A prudência é uma virtude? Representa uma atitude desejável? Nem sempre. É uma virtude e uma atitude desejável quando utilizada para reter impulsos inadequados, sabotadores e egoísticos, que produzem consequências prejudiciais ao aprimoramento do espírito. Deixa, contudo, de ser virtude quando é manejada de maneira artificial com vistas à obtenção de benefícios próprios, quando o indivíduo, calculada e estudadamente, se vale de um comportamento calmo e comedido com fins ilícitos e segundas intenções. Procuraremos desdobrar essa interessante questão, no transcurso da presente reflexão, à luz dos ensinamentos do Racionalismo Cristão.
Ao afirmar que a prudência nem sempre é uma virtude, não pretendemos negar-lhe de algum modo o valor, mas ressaltar que este só alcança a plenitude quando se reveste de espiritualidade. Prestar a atenção no teor dos pensamentos acalentados e nas palavras mencionadas e não se entregar a diálogos improdutivos, filtrando os interesses e as curiosidades com o crivo do bom senso e da racionalidade, são atitudes objetivas que impregnam a prudência de valor e energia.
Uma vez reconhecido o autêntico sentido em que se deve cultivar a prudência, torna-se necessário, a nosso ver, abordar uma questão pungente em nossos dias: a curiosidade exagerada. Claro está que a vontade de conhecer fatos novos e absorver conhecimentos múltiplos é saudável e meritória; contudo, a angústia de querer saber de tudo, a curiosidade de não deixar nada escapar e a avidez por absorver os mais diversos assuntos – atitudes que a muitos podem parecer sem consequências negativas – são, portanto, elementos aniquiladores da concentração, do estudo autêntico e do amadurecimento espiritual. Sem a prudência, o ser humano dissipa suas melhores energias, desgastando-se constantemente, mas não sai, por assim dizer, do mesmo lugar.
A prudência vivenciada a partir de diretrizes espiritualistas divulgadas pelo Racionalismo Cristão conduz os seres humanos à escolha dos meios mais eficazes para o autoaprimoramento e o cultivo das qualidades que lhe elevam e dignificam a existência. Quando espiritualmente considerada, a prudência ensina a maneira correta de exteriorizar talentos e atributos segundo as circunstâncias e o momento; não apenas isso: ela aponta o momento certo em que se deve agir ou deixar de agir, o momento adequado para avançar ou estrategicamente recuar.

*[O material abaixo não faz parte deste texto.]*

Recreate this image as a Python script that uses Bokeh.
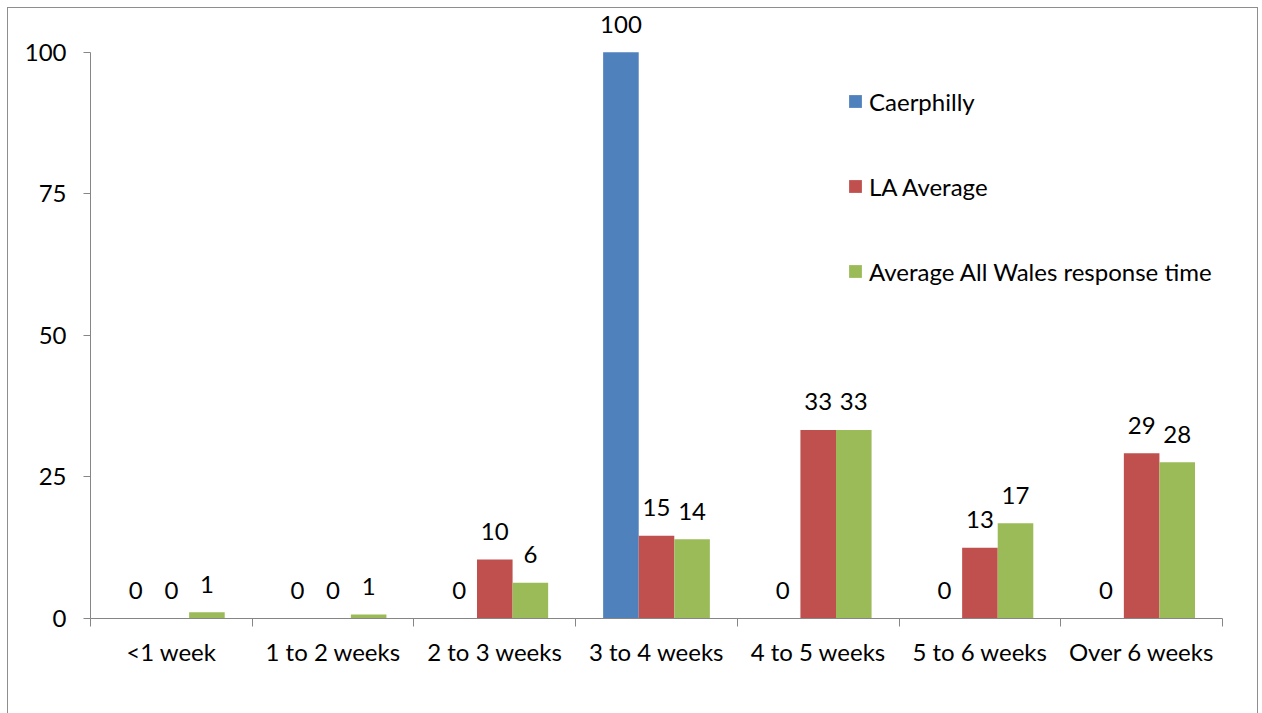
from bokeh.plotting import figure
from bokeh.models import (Range1d, FixedTicker, ColumnDataSource, Legend, LegendItem)
from bokeh.transform import dodge
from bokeh.core.properties import value
from bokeh.embed import file_html
from bokeh.resources import INLINE

categories = ["<1 week", "1 to 2 weeks", "2 to 3 weeks", "3 to 4 weeks",
              "4 to 5 weeks", "5 to 6 weeks", "Over 6 weeks"]
series_names = ["Caerphilly", "LA Average", "Average All Wales response time"]
caerphilly = [0, 0, 0, 100, 0, 0, 0]
la_average = [0, 0, 10.4, 14.6, 33.3, 12.5, 29.2]
all_wales = [1.1, 0.7, 6.3, 14.0, 33.3, 16.8, 27.6]
y_ticks = [0, 25, 50, 75, 100]

colors = ["#4F81BD", "#C0504D", "#9BBB59"]
FONT = "Lato"
FS = "24px"
AXIS_COLOR = "#868686"
BORDER = "#8e8e8e"

xpos = [i + 0.5 for i in range(len(categories))]
src = ColumnDataSource(dict(
    x=xpos,
    s0=caerphilly, s1=la_average, s2=all_wales,
    l0=[str(int(v + 0.5)) for v in caerphilly],
    l1=[str(int(v + 0.5)) for v in la_average],
    l2=[str(int(v + 0.5)) for v in all_wales],
))

px_per_unit = (610 - 43.7) / 100.0
frame_h = 610 - 2
p = figure(width=1249, height=705, output_backend="svg", toolbar_location=None,
           x_range=Range1d(0, len(categories)),
           y_range=Range1d(0, frame_h / px_per_unit),
           min_border_left=82, min_border_right=35, min_border_top=2,
           min_border_bottom=95)
p.outline_line_color = None
p.xgrid.visible = False
p.ygrid.visible = False
p.background_fill_color = "white"
p.border_fill_color = "white"
p.styles = {"margin": "8px 0 0 8px",
            "box-shadow": f"-1px 0 0 {BORDER}, 1px 0 0 {BORDER}, 0 -1px 0 {BORDER}, "
                          f"-1px -1px 0 {BORDER}, 1px -1px 0 {BORDER}"}

bw = 0.22
offsets = [-bw, 0.0, bw]
renderers = []
for k in range(3):
    r = p.vbar(x=dodge("x", offsets[k], range=p.x_range), top=f"s{k}", width=bw,
               bottom=0, source=src, fill_color=colors[k], line_color=None)
    renderers.append(r)
    p.text(x=dodge("x", offsets[k], range=p.x_range), y=f"s{k}", text=f"l{k}",
           source=src, text_align="center", text_baseline="alphabetic",
           y_offset=-28, text_font=value(FONT), text_font_size=FS,
           text_color="#000000")

# x axis
xa = p.xaxis[0]
xa.ticker = FixedTicker(ticks=xpos, minor_ticks=list(range(len(categories) + 1)))
xa.major_label_overrides = {x: c for x, c in zip(xpos, categories)}
xa.major_tick_out = 0
xa.major_tick_in = 0
xa.minor_tick_out = 8
xa.minor_tick_in = 0
xa.minor_tick_line_color = AXIS_COLOR
xa.axis_line_color = AXIS_COLOR
xa.major_label_standoff = 10
xa.major_label_text_font = FONT
xa.major_label_text_font_size = FS
xa.major_label_text_color = "#000000"

# y axis
ya = p.yaxis[0]
ya.ticker = FixedTicker(ticks=y_ticks)
ya.bounds = (0, 100)
ya.major_tick_out = 7
ya.major_tick_in = 0
ya.minor_tick_line_color = None
ya.axis_line_color = AXIS_COLOR
ya.major_tick_line_color = AXIS_COLOR
ya.major_label_standoff = 17
ya.major_label_text_font = FONT
ya.major_label_text_font_size = FS
ya.major_label_text_color = "#000000"

legend = Legend(items=[LegendItem(label=series_names[k], renderers=[renderers[k]]) for k in range(3)],
                location=(757, 332), orientation="vertical")
legend.glyph_width = 16
legend.glyph_height = 16
legend.label_height = 30
legend.spacing = 55
legend.padding = 0
legend.margin = 0
legend.label_standoff = 6
legend.border_line_color = None
legend.background_fill_alpha = 0
legend.label_text_font = FONT
legend.label_text_font_size = FS
legend.label_text_color = "#000000"
p.add_layout(legend)

open("out.html", "w").write(file_html(p, INLINE))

O estudioso da espiritualidade autêntica, esta difundida pela nossa filosofia de vida, o Racionalismo Cristão, por dispor de todos os subsídios necessários para agir com equilíbrio no trato com o próprio corpo e com a própria saúde, age com discrição e racionalidade, dispensa o excesso de zelo e não aceita o rigor de certas práticas. Jamais se abstém das atitudes necessárias; recusa, todavia, o que é supérfluo, excessivo e demasiado.
Há estudiosos de filosofia que argumentam que a prudência é uma virtude de proteção, pois enseja a necessária cautela para o enfrentamento de situações desafiadoras, livrando, muitas vezes, a pessoa de embaraços. Não discordamos de tal entendimento, mas achamo-lo demasiadamente restrito. No âmbito de nossos estudos racionalistas cristãos, a prudência é, igualmente, uma virtude de proteção, mas constitui, acima de tudo, uma virtude de crescimento espiritual, pois conduz os seres humanos à conquista de seus objetivos mais importantes e legítimos.
Viver com prudência e reserva não é viver sem entusiasmo e espontaneidade, mas com inteligência e racionalidade. Eis a síntese do que almejamos comunicar na presente reflexão.
A prudência nos é útil nas mais variadas situações da vida, mas sobretudo quando estamos divididos, inseguros ou receosos em tomar uma decisão. Isso se dá porque a prudência equilibra tensões interiores e ilumina o raciocínio, impedindo a distração, a precipitação, a negligência e a inconstância.
A inclinação e a disposição em adotar, na vida cotidiana, uma postura de prudência não é a mesma em todos os seres humanos; sabemos disso. A ponderação e o discernimento não se encontram igual e proporcionalmente distribuídos entre as pessoas. Há quem tenha extrema vivacidade e inteligência, talentos verdadeiramente extraordinários, mas pouco apreço pela sensatez; outros há que não dispõem de um brilhantismo incomum ou de uma argúcia penetrante, mas exteriorizam singular equilíbrio e bom senso em suas ações. Logo, estamos convictos de que, para além das peculiaridades de cada um, todos, indistintamente, têm atributos e capacidades que lhe permitem vivenciar a prudência nas mais diversas situações da vida.
A prudência que manifestamos em nossa vida será tão mais vigorosa quanto mais acompanhada for de esclarecimento espiritual que nos proporciona o Racionalismo Cristão.